David Blair was granted a conditional use permit to open A Green Alternative in a 1,400-square-foot space at 2335 Roll Drive near Brown Field in Otay Mesa.
Blair said he was exciting to be the first applicant “through the system.''
"We will operate ethically and serve this community with the best intentions to help patients in need of medical grade cannabis," Chief Operating Officer of A Green Alternative Zachary Lazarus said."
But not everyone is convinced so easily.
Karla Bernal works at an insurance agency near the soon-to-be location of A Green Alternative and said the business complex is no place for marijuana sales.
Barnal said the area is a family-friendly place, not somewhere for people to pick up drugs.
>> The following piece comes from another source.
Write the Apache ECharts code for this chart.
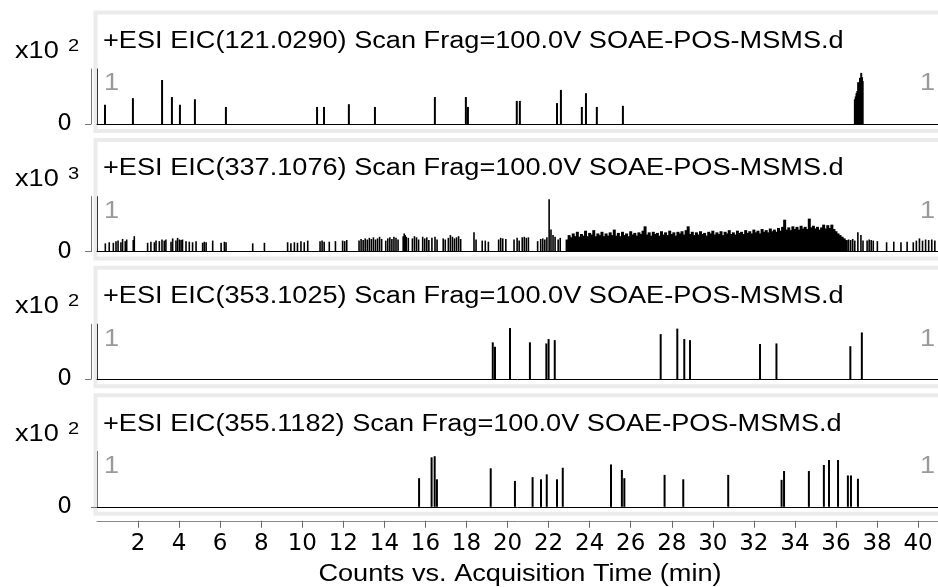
<!DOCTYPE html>
<html>
<head>
<meta charset="utf-8">
<script src="https://cdn.jsdelivr.net/npm/echarts@6/dist/echarts.min.js"></script>
<style>
html,body{margin:0;padding:0;background:#fff;}
#chart{width:938px;height:587px;}
</style>
</head>
<body>
<div id="chart"></div>
<script>
// ---------- DATA ----------
const panelTitles = [
  '+ESI EIC(121.0290) Scan Frag=100.0V SOAE-POS-MSMS.d',
  '+ESI EIC(337.1076) Scan Frag=100.0V SOAE-POS-MSMS.d',
  '+ESI EIC(353.1025) Scan Frag=100.0V SOAE-POS-MSMS.d',
  '+ESI EIC(355.1182) Scan Frag=100.0V SOAE-POS-MSMS.d'
];
const exponents = ['2', '3', '2', '2'];
const segmentLabel = '1';
const xTicks = [2,4,6,8,10,12,14,16,18,20,22,24,26,28,30,32,34,36,38,40];
const xAxisName = 'Counts vs. Acquisition Time (min)';

// Panel 1: EIC 121.0290 (x10^2 counts)
const p1Times  = [0.39,1.75,3.17,3.65,4.04,4.77,6.28,10.72,11.06,12.27,13.54,16.46,17.97,18.07,20.45,20.6,22.41,22.6,23.62,23.82,24.35,25.62,
                  36.92,36.96,37.0,37.04,37.08,37.12,37.17,37.2,37.23,37.27,37.3];
const p1Values = [0.35,0.47,0.80,0.49,0.35,0.45,0.31,0.31,0.31,0.36,0.31,0.49,0.49,0.31,0.42,0.42,0.38,0.62,0.31,0.56,0.31,0.33,
                  0.45,0.50,0.56,0.60,0.76,0.70,0.84,0.80,0.93,0.85,0.78];

// Panel 2: EIC 337.1076 (x10^3 counts) - isolated scans
const p2BarTimes = [0.44,0.63,0.83,0.96,1.06,1.2,1.28,1.41,1.48,1.8,1.85,2.5,2.66,2.83,2.91,3.07,3.2,3.31,3.39,3.64,3.72,3.88,3.96,4.05,4.13,4.2,4.37,4.53,4.69,4.86,
  5.18,5.26,5.35,5.67,6.08,6.24,6.32,7.62,8.19,9.32,9.48,9.65,9.8,9.97,10.13,10.3,
  10.9,11.0,11.1,11.35,11.65,12.0,12.1,12.2,
  12.8,12.9,13.0,13.1,13.2,13.3,13.4,13.5,13.6,13.7,13.8,13.9,
  14.1,14.2,14.3,14.4,14.5,14.6,14.7,14.95,15.0,15.05,15.1,15.2,15.4,15.5,15.6,15.7,
  15.9,16.0,16.1,16.2,16.35,16.5,16.6,16.9,17.0,17.15,17.25,17.35,17.45,17.55,17.65,17.75,
  18.4,18.5,18.8,18.95,19.1,19.6,19.7,19.8,19.95,20.35,20.5,20.6,20.75,20.85,20.95,21.05,
  21.5,21.65,21.75,21.85,21.95,22.06,22.15,22.25,22.35,22.5,22.6,
  36.55,36.65,36.75,36.85,36.95,37.1,37.25,37.35,37.55,37.65,37.75,37.85,38.05,38.5,38.85,39.2,39.5,39.8,39.95,40.1,40.25,40.4,40.55,40.7,40.85];
const p2BarValues = [0.15,0.17,0.16,0.19,0.20,0.17,0.23,0.19,0.22,0.21,0.28,0.16,0.18,0.17,0.20,0.19,0.22,0.20,0.22,0.18,0.24,0.20,0.25,0.22,0.21,0.22,0.19,0.18,0.17,0.19,
  0.16,0.18,0.17,0.20,0.16,0.18,0.17,0.15,0.16,0.17,0.15,0.17,0.16,0.19,0.17,0.20,
  0.19,0.20,0.18,0.18,0.19,0.20,0.19,0.21,
  0.20,0.23,0.21,0.24,0.22,0.25,0.23,0.26,0.22,0.24,0.27,0.23,
  0.20,0.24,0.26,0.23,0.27,0.25,0.22,0.28,0.33,0.30,0.27,0.25,0.24,0.28,0.26,0.22,
  0.27,0.24,0.26,0.21,0.25,0.27,0.22,0.24,0.22,0.25,0.30,0.27,0.24,0.26,0.28,0.23,
  0.35,0.22,0.20,0.20,0.18,0.22,0.25,0.24,0.23,0.22,0.25,0.20,0.26,0.27,0.25,0.26,
  0.19,0.23,0.24,0.22,0.26,0.95,0.40,0.30,0.27,0.22,0.25,
  0.20,0.22,0.21,0.23,0.20,0.35,0.30,0.20,0.20,0.22,0.21,0.20,0.19,0.17,0.18,0.17,0.18,0.17,0.20,0.24,0.20,0.22,0.21,0.22,0.20];
// Panel 2: dense region of consecutive scans
const p2DenseTimes = [22.9,23.0,23.1,23.2,23.3,23.4,23.5,23.6,23.7,23.8,23.9,24.0,24.1,24.2,24.3,24.4,24.5,24.6,24.7,24.8,24.9,
  25.0,25.1,25.2,25.3,25.4,25.5,25.6,25.7,25.8,25.9,26.0,26.1,26.2,26.3,26.4,26.5,26.6,26.7,26.8,26.9,
  27.0,27.1,27.2,27.3,27.4,27.5,27.6,27.7,27.8,27.9,28.0,28.1,28.2,28.3,28.4,28.5,28.6,28.7,28.8,28.9,
  29.0,29.1,29.2,29.3,29.4,29.5,29.6,29.7,29.8,29.9,30.0,30.1,30.2,30.3,30.4,30.5,30.6,30.7,30.8,30.9,
  31.0,31.1,31.2,31.3,31.4,31.5,31.6,31.7,31.8,31.9,32.0,32.1,32.2,32.3,32.4,32.5,32.6,32.7,32.8,32.9,
  33.0,33.1,33.2,33.3,33.4,33.5,33.6,33.7,33.8,33.9,34.0,34.1,34.2,34.3,34.4,34.5,34.6,34.7,34.8,34.9,
  35.0,35.1,35.2,35.3,35.4,35.5,35.6,35.7,35.8,35.9,36.0,36.1,36.2,36.3,36.4,36.5];
const p2DenseValues = [0.22,0.30,0.26,0.33,0.28,0.36,0.27,0.32,0.29,0.38,0.28,0.34,0.31,0.39,0.28,0.33,0.30,0.36,0.28,0.33,0.29,
  0.35,0.30,0.40,0.29,0.34,0.28,0.36,0.30,0.33,0.28,0.37,0.31,0.34,0.29,0.35,0.32,0.38,0.46,0.31,0.35,
  0.29,0.36,0.32,0.34,0.29,0.37,0.31,0.35,0.30,0.38,0.32,0.35,0.29,0.36,0.33,0.37,0.31,0.39,0.46,0.32,
  0.36,0.30,0.35,0.31,0.37,0.32,0.34,0.29,0.36,0.33,0.38,0.31,0.35,0.32,0.37,0.30,0.36,0.33,0.39,0.32,
  0.35,0.31,0.38,0.34,0.36,0.32,0.39,0.34,0.37,0.33,0.40,0.35,0.38,0.33,0.41,0.36,0.39,0.35,0.42,0.37,
  0.40,0.36,0.43,0.38,0.45,0.58,0.40,0.44,0.39,0.46,0.41,0.45,0.40,0.47,0.42,0.45,0.41,0.60,0.44,0.47,
  0.42,0.45,0.40,0.44,0.49,0.42,0.48,0.43,0.49,0.41,0.37,0.33,0.30,0.27,0.24,0.21];

// Panel 3: EIC 353.1025 (x10^2 counts)
const p3Times  = [19.28,19.39,20.12,21.09,21.89,22.0,22.3,27.46,28.27,28.61,28.89,32.3,33.1,36.7,37.26];
const p3Values = [0.67,0.59,0.93,0.67,0.65,0.73,0.71,0.82,0.92,0.73,0.71,0.64,0.65,0.60,0.85];

// Panel 4: EIC 355.1182 (x10^2 counts)
const p4Times  = [15.69,16.3,16.45,16.56,19.18,20.36,21.22,21.63,21.91,22.41,22.69,25.04,25.57,25.69,27.65,28.56,30.75,33.35,33.47,
                  34.68,35.41,35.66,36.1,36.58,36.73,37.07];
const p4Values = [0.52,0.90,0.92,0.50,0.70,0.47,0.54,0.50,0.59,0.50,0.71,0.77,0.67,0.52,0.58,0.50,0.58,0.49,0.65,
                  0.65,0.76,0.85,0.85,0.57,0.57,0.51];

// ---------- LAYOUT ----------
const FONT = '"Liberation Sans", Arial, sans-serif';
const NUMFONT = '"DejaVu Sans", sans-serif';
const STRETCH = 1.18;
const baselines = [124, 251.6, 379.2, 506.8];
const plotH = 55, gridLeft = 97;
const X_MIN = 0, X_MAX = 40.97;

function pairs(t, v) { return t.map((x, i) => [x, v[i]]); }
function label(txt, x, y, size, color, align) {
  return { type: 'text', x: x, y: y, scaleX: STRETCH, silent: true,
    style: { text: txt, font: size + 'px ' + FONT, fill: color, verticalAlign: 'middle', align: align || 'left' } };
}

const grids = [], xAxes = [], yAxes = [], series = [], graphics = [];
baselines.forEach((b, i) => {
  grids.push({ left: gridLeft, right: 0, top: b - plotH, height: plotH });
  xAxes.push({
    type: 'value', gridIndex: i, min: X_MIN, max: X_MAX, position: 'bottom',
    axisLine: { show: true, onZero: false, lineStyle: { color: '#000', width: 1 } },
    axisTick: { show: false }, axisLabel: { show: false }, splitLine: { show: false }
  });
  yAxes.push({
    type: 'value', gridIndex: i, min: 0, max: 1, position: 'left', offset: 0,
    axisLine: { show: true, lineStyle: { color: '#333', width: 1 } },
    axisTick: { show: false }, axisLabel: { show: false }, splitLine: { show: false }
  });
  yAxes.push({
    type: 'value', gridIndex: i, min: 0, max: 1, position: 'left', offset: 6,
    axisLine: { show: true, lineStyle: { color: '#777', width: 1 } },
    axisTick: { show: true, length: 6, customValues: [0], lineStyle: { color: '#777' } },
    axisLabel: { show: true, customValues: [0], margin: 19, fontFamily: NUMFONT, fontSize: 23, color: '#000',
      formatter: v => (v === 0 ? '0' : '') },
    splitLine: { show: false }
  });
  graphics.push({ type: 'rect', shape: { x: 95.5, y: b - 111.5, width: 850, height: 118.5 },
    style: { fill: 'none', stroke: '#ebebeb', lineWidth: 4 }, silent: true });
  graphics.push(label(panelTitles[i], 103, b - 82.5, 23, '#000'));
  graphics.push(label('x10', 15, b - 72.3, 23, '#000'));
  graphics.push(label(exponents[i], 68, b - 77.5, 17, '#000'));
  graphics.push(label(segmentLabel, 104, b - 40, 23, '#9a9a9a'));
  graphics.push(label(segmentLabel, 935, b - 40, 23, '#9a9a9a', 'right'));
});
graphics.push(label(xAxisName, 520, 575, 23, '#000', 'center'));

xAxes.push({
  type: 'value', gridIndex: 3, min: X_MIN, max: X_MAX, position: 'bottom', offset: 14,
  axisLine: { show: true, onZero: false, lineStyle: { color: '#888', width: 1 } },
  axisTick: { show: true, length: 7, customValues: xTicks, lineStyle: { color: '#666' } },
  axisLabel: { show: true, customValues: xTicks, margin: 12, fontFamily: NUMFONT, fontSize: 23, color: '#000' },
  splitLine: { show: false }
});

const barStyle = { type: 'bar', barWidth: 2, itemStyle: { color: '#000' }, silent: true };
series.push(Object.assign({}, barStyle, { xAxisIndex: 0, yAxisIndex: 0, data: pairs(p1Times, p1Values) }));
series.push(Object.assign({}, barStyle, { xAxisIndex: 1, yAxisIndex: 2, barWidth: 1.6, data: pairs(p2BarTimes, p2BarValues) }));
series.push(Object.assign({}, barStyle, { xAxisIndex: 1, yAxisIndex: 2, barWidth: 3, barGap: '-100%', data: pairs(p2DenseTimes, p2DenseValues) }));
series.push(Object.assign({}, barStyle, { xAxisIndex: 2, yAxisIndex: 4, data: pairs(p3Times, p3Values) }));
series.push(Object.assign({}, barStyle, { xAxisIndex: 3, yAxisIndex: 6, data: pairs(p4Times, p4Values) }));

const chart = echarts.init(document.getElementById('chart'), null, { renderer: 'canvas' });
chart.setOption({
  animation: false,
  backgroundColor: '#fff',
  grid: grids, xAxis: xAxes, yAxis: yAxes, series: series,
  graphic: graphics
});
</script>
</body>
</html>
"I don't think there will be safety. I think they should open in a hospital area. Those kinda' stores...not in a business area like this type of business or food establishments," she said.
Another nearby employee who works for a trucking company said he's unsure about the idea.
"If they do it in a legal and very controlled basis, I think its ok," Angel Billajarnier said.
"Our plans are to set the benchmark for others to follow by providing reliable safe access to patients in the city of San Diego who suffer from serious and, in many cases, debilitating illnesses,'' Blair said after Kenneth Teasley, a hearing officer for the city's Development Services Department, approved his application.
Despite the 1994 voter initiative that legalized medical marijuana outlets, some cities have banned them based on a state Supreme Court ruling that said they could.
In March, the City Council approved a set of restrictive zoning regulations that would allow up to four collectives in eight of nine City Council districts. Restrictions on distances between dispensaries and homes, schools, parks and churches preclude any from being in council President Todd Gloria's district, which includes downtown, Hillcrest and North Park.
“Doctor-recommended care should and now will be provided by licensed, regulated, taxpaying businesses run by responsible members of the community, not by dealers and pop-up dispensaries,'' said Dan Riffle, attorney for A Green Alternative.
People who turn to medical marijuana for comfort are eager for doors to open.
"I suffered from severe anxiety, depression and back pain, insomnia; and over the years, I was placed on several medications that made my symptoms worse," Irene Gomez said.
She said medical marijuana changed her life and allows her to live comfortably.
A Green Alternative is expected to be up and running sometime in the next couple months. The hearing officer's decision could be overturned by the Planning Commission, which has final say over the matter. An appeal must be filed within 10 days.
“We've seen a very thorough report from the city playing out all of the concerns folks have raised over the past couple months,'' Riffle said.
If pot shop operators violate state or city laws, their conditional use permit could be revoked, he said.
The city has been taking applications for permits since April. City officials are evaluating 38 of them.
A hearing for applicant who want to open a pot shop at 3990 Hicock is scheduled for Oct. 29, but city officials already recommended denying a permit because it is too close to Mission Bay -- a city park.
City officials considered all pot shops illegal until they started issuing the conditional use permits. The permit process, according to the Mayor's Office, could cost applicants up to about $100,000.
The first marijuana dispensary considered legal by the county recently opened for business near Gillespie Field.